Teaching Your Brain to Ward Off Bad Habits
Every bad habit can be broken. All it takes is perseverance and a smart strategy.
What's the Latest?
The Chicago Tribune currently features an article by Danielle Braff detailing strategies for breaking annoying habits. Braff explains that to tackle a bad habit, one must understand the anatomy of a habit. She evokes Charles Duhigg, author of The Power of Habit, who offers a tripartite explanation. Every habit, says Duhigg, consists of a cue, a routine and a reward:
"The reward is how our brain learns how to latch on to the habit," Duhigg said, explaining that the reward is always something positive. Your brain tries to turn a repeatable pattern into a habit as long as it has a reward attached. So if you have a cup of coffee with a cookie, then your brain will use the coffee as a cue for a cookie. If you do this often enough (every other day for three weeks, for example), your brain will turn it into a repeatable pattern, and that pattern will become a habit.

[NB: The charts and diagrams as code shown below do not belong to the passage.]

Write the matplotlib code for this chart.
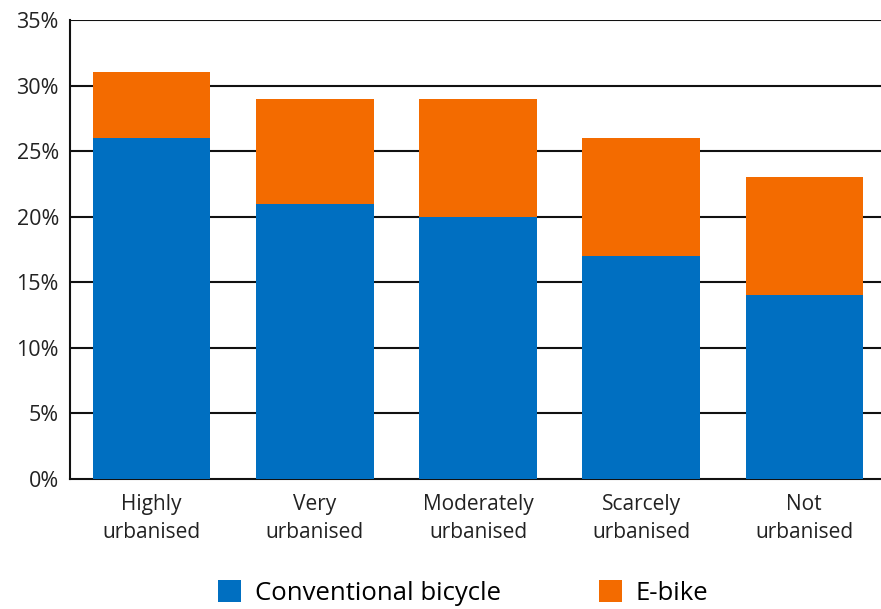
import matplotlib
matplotlib.use("Agg")
import matplotlib.pyplot as plt
from matplotlib.patches import Patch

categories = ["Highly\nurbanised", "Very\nurbanised", "Moderately\nurbanised",
              "Scarcely\nurbanised", "Not\nurbanised"]
conventional = [26, 21, 20, 17, 14]
ebike = [5, 8, 9, 9, 9]
yticks = [0, 5, 10, 15, 20, 25, 30, 35]
ytick_labels = [f"{v}%" for v in yticks]

BLUE = "#006FC1"
ORANGE = "#F36B00"

plt.rcParams['font.family'] = ['Open Sans', 'DejaVu Sans']

fig = plt.figure(figsize=(8.81, 6.09), dpi=100)
ax = fig.add_axes([70/881, 1-479/609, 1-70/881, (479-20)/609])

x = list(range(len(categories)))
w = 0.72
ax.bar(x, conventional, width=w, color=BLUE, zorder=3)
ax.bar(x, ebike, width=w, bottom=conventional, color=ORANGE, zorder=3)

ax.set_ylim(0, 35)
ax.set_xlim(-0.5, 4.47)
ax.set_yticks(yticks)
ax.set_yticklabels(ytick_labels, fontsize=15.5, color="#222222")
ax.set_xticks(x)
ax.set_xticklabels(categories, fontsize=15, color="#222222", linespacing=1.4)
ax.tick_params(axis='both', length=0)
ax.tick_params(axis='x', pad=11)
ax.tick_params(axis='y', pad=8)

for v in yticks[1:]:
    ax.axhline(v, color="#111111", lw=1.5, zorder=1)

for s in ["top", "right"]:
    ax.spines[s].set_visible(False)
ax.spines["left"].set_linewidth(1.5)
ax.spines["bottom"].set_linewidth(1.5)
ax.spines["left"].set_color("#111111")
ax.spines["bottom"].set_color("#111111")

handles = [Patch(facecolor=BLUE, label="Conventional bicycle"),
           Patch(facecolor=ORANGE, label="E-bike")]
fig.legend(handles=handles, loc="center", bbox_to_anchor=(463/881, 1-593/609),
           ncol=2, frameon=False, fontsize=18.5, handlelength=0.9, handleheight=0.9,
           handletextpad=0.55, columnspacing=3.8)

fig.savefig("out.png", dpi=100)
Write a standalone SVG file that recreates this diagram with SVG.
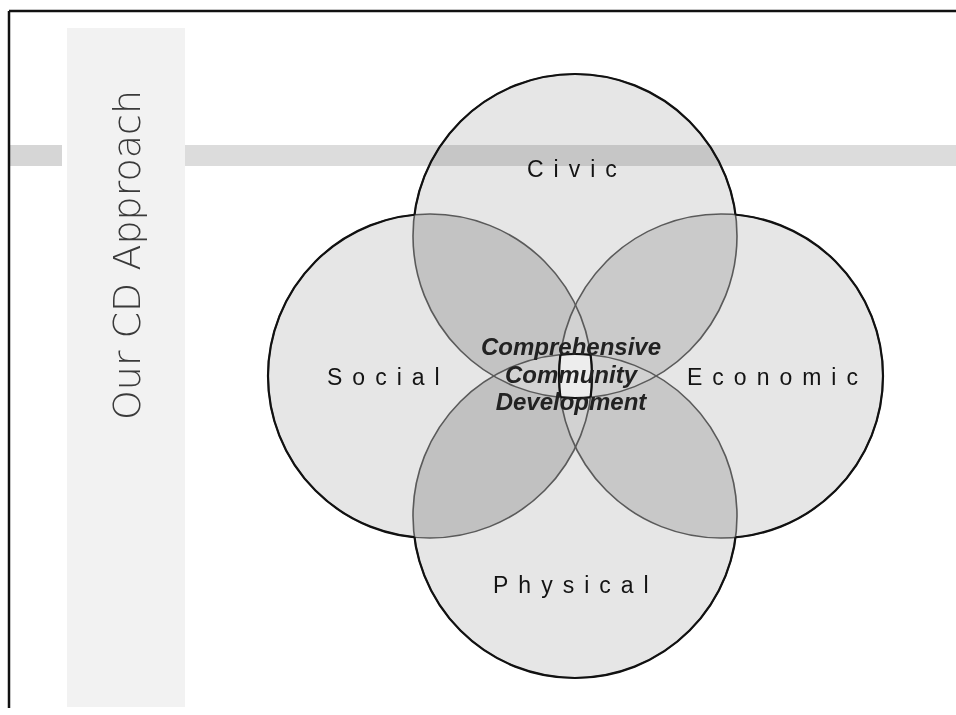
<svg xmlns="http://www.w3.org/2000/svg" width="956" height="715" viewBox="0 0 956 715">
  <style>
    .label { font-family: "Liberation Sans", Arial, sans-serif; font-size: 23px; letter-spacing: 10px; fill: #141414; }
    .core { font-family: "Liberation Sans", Arial, sans-serif; font-size: 24px; font-weight: bold; font-style: italic; fill: #222; text-anchor: middle; }
    .title { font-family: "DejaVu Sans", sans-serif; font-weight: 200; font-size: 38px; fill: #3a3a3a; }
    .ring { fill: none; stroke: #5a5a5a; stroke-width: 1.6; }
    .ring-dark { fill: none; stroke: #111; stroke-width: 2.2; }
  </style>
  <defs>
    <circle id="c-civic" cx="575" cy="236" r="162"/>
    <circle id="c-social" cx="430" cy="376" r="162"/>
    <circle id="c-economic" cx="721" cy="376" r="162"/>
    <circle id="c-physical" cx="575" cy="516" r="162"/>
    <clipPath id="cp-civic"><use href="#c-civic"/></clipPath>
    <clipPath id="cp-social"><use href="#c-social"/></clipPath>
    <clipPath id="cp-economic"><use href="#c-economic"/></clipPath>
    <clipPath id="cp-physical"><use href="#c-physical"/></clipPath>
    <!-- masks keep only the part of a ring lying outside the other circles -->
    <mask id="m-civic" maskUnits="userSpaceOnUse" x="0" y="0" width="956" height="715">
      <rect width="956" height="715" fill="#fff"/>
      <use href="#c-social" fill="#000"/><use href="#c-economic" fill="#000"/><use href="#c-physical" fill="#000"/>
    </mask>
    <mask id="m-social" maskUnits="userSpaceOnUse" x="0" y="0" width="956" height="715">
      <rect width="956" height="715" fill="#fff"/>
      <use href="#c-civic" fill="#000"/><use href="#c-economic" fill="#000"/><use href="#c-physical" fill="#000"/>
    </mask>
    <mask id="m-economic" maskUnits="userSpaceOnUse" x="0" y="0" width="956" height="715">
      <rect width="956" height="715" fill="#fff"/>
      <use href="#c-civic" fill="#000"/><use href="#c-social" fill="#000"/><use href="#c-physical" fill="#000"/>
    </mask>
    <mask id="m-physical" maskUnits="userSpaceOnUse" x="0" y="0" width="956" height="715">
      <rect width="956" height="715" fill="#fff"/>
      <use href="#c-civic" fill="#000"/><use href="#c-social" fill="#000"/><use href="#c-economic" fill="#000"/>
    </mask>
  </defs>

  <!-- slide background and frame -->
  <rect width="956" height="715" fill="#fff"/>
  <rect x="67" y="28" width="118" height="679" fill="#f2f2f2"/>
  <path d="M9 11 H956 M9 11 V708" fill="none" stroke="#111" stroke-width="2.5"/>

  <!-- base fills of the four circles -->
  <g id="fills">
    <use href="#c-civic" fill="#e6e6e6"/>
    <use href="#c-social" fill="#e6e6e6"/>
    <use href="#c-economic" fill="#e6e6e6"/>
    <use href="#c-physical" fill="#e6e6e6"/>
  </g>

  <!-- horizontal accent band (shows through the circles) -->
  <g id="band" style="mix-blend-mode: multiply">
    <rect x="10" y="145" width="52" height="21" fill="#d6d6d6"/>
    <rect x="185" y="145" width="771" height="21" fill="#dcdcdc"/>
  </g>

  <!-- overlap shading -->
  <g id="overlaps">
    <use href="#c-social" fill="#c3c3c3" clip-path="url(#cp-civic)"/>
    <use href="#c-economic" fill="#cacaca" clip-path="url(#cp-civic)"/>
    <use href="#c-social" fill="#c1c1c1" clip-path="url(#cp-physical)"/>
    <use href="#c-economic" fill="#c8c8c8" clip-path="url(#cp-physical)"/>
    <use href="#c-physical" fill="#d2d2d2" clip-path="url(#cp-civic)"/>
    <use href="#c-economic" fill="#d2d2d2" clip-path="url(#cp-social)"/>
    <g clip-path="url(#cp-civic)"><g clip-path="url(#cp-physical)">
      <use href="#c-economic" fill="#ededed" clip-path="url(#cp-social)"/>
    </g></g>
  </g>

  <!-- circle outlines: soft inside, dark on the outer edge and round the core -->
  <g id="outlines">
    <use href="#c-civic" class="ring"/>
    <use href="#c-social" class="ring"/>
    <use href="#c-economic" class="ring"/>
    <use href="#c-physical" class="ring"/>
    <use href="#c-civic" class="ring-dark" mask="url(#m-civic)"/>
    <use href="#c-social" class="ring-dark" mask="url(#m-social)"/>
    <use href="#c-economic" class="ring-dark" mask="url(#m-economic)"/>
    <use href="#c-physical" class="ring-dark" mask="url(#m-physical)"/>
    <g clip-path="url(#cp-civic)"><g clip-path="url(#cp-physical)">
      <use href="#c-economic" class="ring-dark" clip-path="url(#cp-social)"/>
      <use href="#c-social" class="ring-dark" clip-path="url(#cp-economic)"/>
    </g></g>
    <g clip-path="url(#cp-social)"><g clip-path="url(#cp-economic)">
      <use href="#c-civic" class="ring-dark" clip-path="url(#cp-physical)"/>
      <use href="#c-physical" class="ring-dark" clip-path="url(#cp-civic)"/>
    </g></g>
  </g>

  <!-- nodes -->
  <g id="civic"><text class="label" x="527" y="177">Civic</text></g>
  <g id="social"><text class="label" x="327" y="385">Social</text></g>
  <g id="economic"><text class="label" x="687" y="385">Economic</text></g>
  <g id="physical"><text class="label" x="493" y="593">Physical</text></g>
  <g id="core">
    <text class="core" x="571" y="355">Comprehensive</text>
    <text class="core" x="571" y="383">Community</text>
    <text class="core" x="571" y="410">Development</text>
  </g>

  <!-- slide title -->
  <g id="title">
    <text class="title" transform="translate(140,90) rotate(-90)" text-anchor="end">Our CD Approach</text>
  </g>
</svg>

As you can probably surmise, the secret to kicking habits is to train the brain away from this routine.
What's the Big Idea?
Braff offers a number of examples of ingrained, trained habits and the ways one can re-train the brain to avoid falling into the subconscious pursuits of unhealthy rewards. She acknowledges that some strategies require more effort than others -- some even requiring broad lifestyle changes.
Braff's article also features strategies for how to avoid falling into bad habits, the classic "cure by prevention" method. She quotes author Tara Gidus:
"I think a lot of it is planning, as in having healthier substitutions, but it also has to do with plain old willpower and self-talk."